女性同士の関係を全部「百合」でひっくるめるのは乱暴だろうな

なんて書きましたけどすいません撤回します。

全部百合でいいです。

そしてこの年はいよいよコロナが猛威を振るい、世界がパンデミックの影に覆われた年でもある。日本SF作家クラブが『ポストコロナのSF』を出したのはその象徴で、そこからは津原奏水「カタル、ハナル、キユ」が収録されておりますがむしろ病床で書かれたあとがきがおそらく著者の絶筆ではないかと思われて「語る、離る、消ゆ」ってああ、哀しいタイトルだったんだなと、漸くに。なにも日本SF作家クラブだけに限らずコロナは多くのクリエイターに影響を与えていて、酉島伝法「もふとん」十三不塔「絶笑世界」どちらもそういう現状からインスパイアされたこの時代ならではの作品ということになるのだろうか。
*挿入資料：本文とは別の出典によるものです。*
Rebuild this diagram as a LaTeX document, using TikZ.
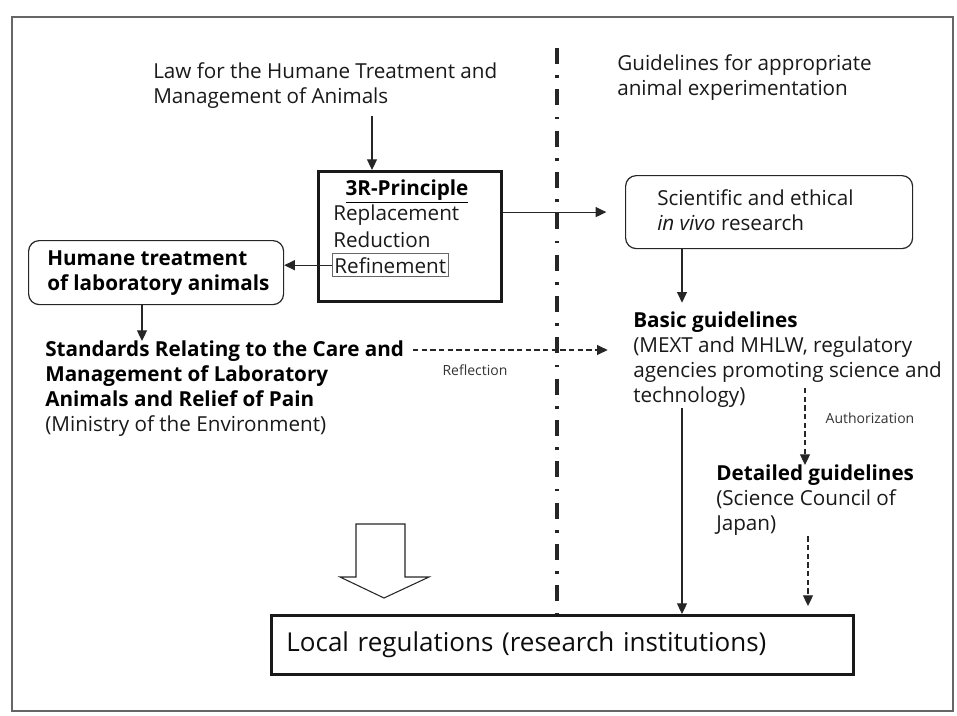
\documentclass[tikz,border=0pt]{standalone}
\usepackage{fontspec}
\setmainfont{Open Sans}
\usetikzlibrary{positioning, arrows.meta}
\newcommand{\mainsize}{\fontsize{15.5}{18.75}\selectfont}
\newcommand{\notesize}{\fontsize{10.5}{12}\selectfont}
\newcommand{\localsize}{\fontsize{19.5}{22}\selectfont}
\tikzset{
  txt/.style={inner sep=0pt, anchor=north west, align=left, font=\mainsize, text=black!90},
  boldtxt/.style={txt, font=\mainsize\bfseries, text=black},
  note/.style={inner sep=0pt, font=\notesize, text=black!80},
  roundbox/.style={rectangle, draw=black!85, rounded corners=8pt, line width=0.9pt, anchor=north west},
  thickbox/.style={rectangle, draw=black!90, line width=2.2pt, anchor=north west},
  arrow/.style={-{Triangle[length=8pt,width=7.5pt]}, line width=0.8pt, black!85},
  dasharrow/.style={arrow, dash pattern=on 4pt off 2.5pt},
  divider/.style={line width=2.4pt, black!85, dash pattern=on 12pt off 8.5pt on 2pt off 8.5pt},
  frame/.style={line width=0.8pt, black!60},
}

\begin{document}
\begin{tikzpicture}[x=0.75pt, y=-0.75pt]
  \useasboundingbox (0,0) rectangle (957,715);
  \draw[frame] (12,17) rectangle (953,711);

  % Headings of the two columns
  \node[txt] (law) at (153,62) {Law for the Humane Treatment and\\Management of Animals};
  \node[txt] (guide) at (617,54) {Guidelines for appropriate\\animal experimentation};

  % Boxes
  \node[thickbox, minimum width=137.25pt, minimum height=97.5pt] (threeR) at (317,170) {};
  \node[boldtxt, anchor=base] (rtitle) at (407,195) {\underline{3R-Principle}};
  \node[txt, anchor=base west] (repl) at (333,220) {Replacement};
  \node[txt, anchor=base west] (reduc) at (333,247) {Reduction};
  \node[txt, anchor=base west, draw=black!60, line width=0.6pt, inner xsep=1.5pt, inner ysep=2.5pt] (refine) at (332,273) {Refinement};

  \node[roundbox, minimum width=215.25pt, minimum height=54.75pt] (sci) at (625,175) {};
  \node[txt] (scitxt) at (657,189) {Scientific and ethical\\\textit{in vivo} research};

  \node[roundbox, minimum width=191.25pt, minimum height=48pt] (humane) at (28,240) {};
  \node[boldtxt] (humanetxt) at (47,250) {Humane treatment\\of laboratory animals};

  \node[txt] (stand) at (45,341) {\textbf{\color{black}Standards Relating to the Care and}\\\textbf{\color{black}Management of Laboratory}\\\textbf{\color{black}Animals and Relief of Pain}\\(Ministry of the Environment)};

  \node[txt] (basic) at (633,312) {\textbf{\color{black}Basic guidelines}\\(MEXT and MHLW, regulatory\\agencies promoting science and\\technology)};

  \node[txt] (detail) at (716,465) {\textbf{\color{black}Detailed guidelines}\\(Science Council of\\Japan)};

  \node[thickbox, minimum width=436.5pt, minimum height=44.25pt, inner xsep=11pt, text width=414pt, align=left, font=\localsize, text=black!95] (local) at (270,614) {Local regulations (research institutions)};

  % Helper points for the straight connectors
  \coordinate (lawx) at (372,0);
  \coordinate (hsx) at (142,0);
  \coordinate (sbx) at (682,0);
  \coordinate (dlx) at (808,0);
  \coordinate (refl) at (413,350);
  \coordinate (auth) at (805,388);
  \coordinate (divtop) at (557,48);

  % Dividing line
  \draw[divider] (divtop) -- (divtop |- local.north);

  % Arrows
  \draw[arrow, shorten <=6pt] (law.south -| lawx) -- (threeR.north -| lawx);
  \draw[arrow, shorten >=14pt] (threeR.east |- sci.west) -- (sci.west);
  \draw[arrow] (refine.west) -- (refine.west -| humane.east);
  \draw[arrow] (humane.south -| hsx) -- (stand.north -| hsx);
  \draw[arrow, shorten >=7pt] (sci.south -| sbx) -- (basic.north -| sbx);
  \draw[arrow] (basic.south -| sbx) -- (local.north -| sbx);

  \draw[dasharrow, shorten >=19pt] (refl) -- (refl -| basic.west);
  \node[note] (refllbl) at (475,370) {Reflection};
  \draw[dasharrow] (auth) -- (auth |- detail.north);
  \node[note] (authlbl) at (870,418) {Authorization};
  \draw[dasharrow, shorten >=6pt] (detail.south -| dlx) -- (local.north -| dlx);

  % Hollow arrow towards the local regulations
  \draw[line width=0.8pt, black!85, fill=white] (356,524) -- (405,524) -- (405,577) -- (429,577)
    -- (384,598) -- (340,577) -- (356,577) -- cycle;
\end{tikzpicture}
\end{document}
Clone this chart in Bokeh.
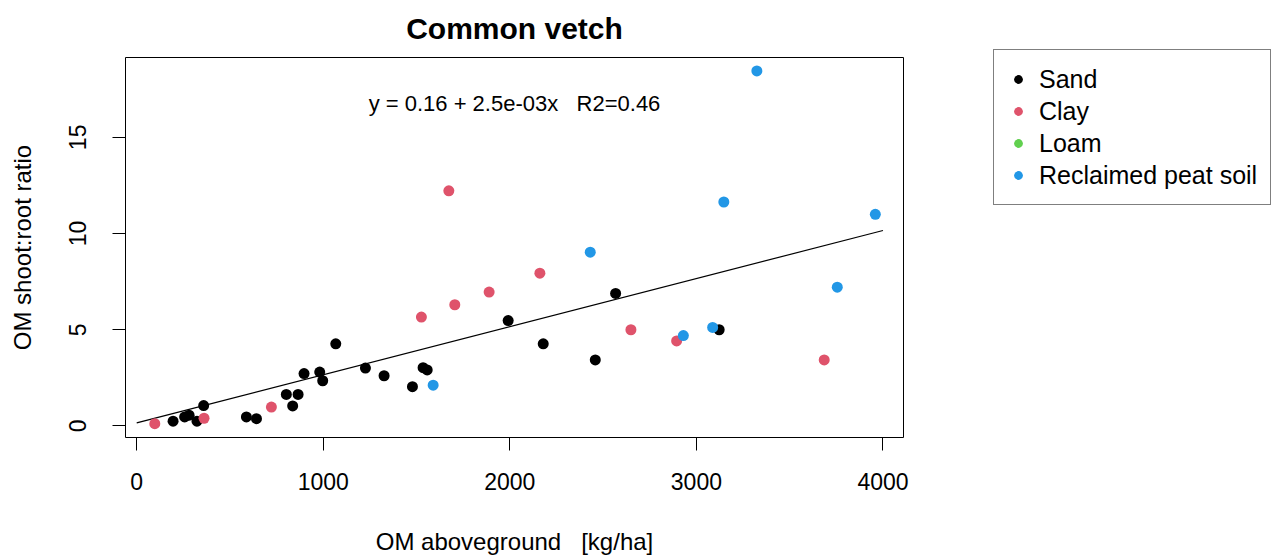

特に「もふとん」は、ここまで読みやすい酉島伝法作品というのをはじめて見た。そしてこの作品は異様な日常を描写することで、現実の我々が日常だと思っていることの異様さを描出しているように思われる。それもまたフィクションの持つ機能性だろうなあ。溝渕久美子「神の豚」もやはりコロナをテーマに「家畜動物へのインフルエンザ禍」と置き換えて、台湾を舞台にしみじみいい話でしみじみ良い。「SF味が乏しい」と評されたのも、それはわかるんだけれど。